This class is being offered for the first time, so the contents will evolve as the course progresses. Broadly, the material covered
in the class will be organized into three modules:
Motivating Factors, Problems, and Applications
Proposed material in this module includes:
Background on increasing scale and complexity in computing systems
(e.g., compute clusters, Grids, service-oriented computing).
Predicting performance problems and system failures ahead of time.
Automatic root-cause identification for problems.

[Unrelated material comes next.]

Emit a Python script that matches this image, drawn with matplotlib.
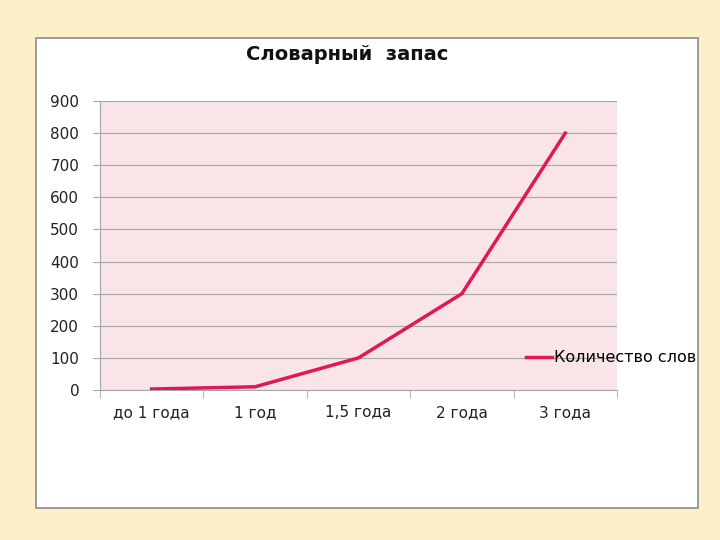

Answering "what-if questions", e.g., what will happen to performance
if system memory is doubled?
Algorithms and Techniques
Proposed material in this module includes:
Theoretical underpinnings, e.g., control theory, stochastic
optimization, and decision theory.
Systems perspective, e.g., instrumentation, distributed
monitoring in Grids, and system support for adaptivity.
Data analysis and machine learning for modeling application and
system behavior.
Combining structured (e.g., performance measurements),
semi-structured (e.g., system logs), and unstructured (e.g.,
emails) data.
How smart visualization techniques can help.
Usability and Design Considerations
Proposed material in this module includes:
For which domains will self-managing systems work, and for which domains
will they fail?
Ease-of-use of self-managing systems.
Can systems ever be made (fully) self-managing, or would you trust
a self-managing system?
What are the implications of self-managing technology for
designers of new systems?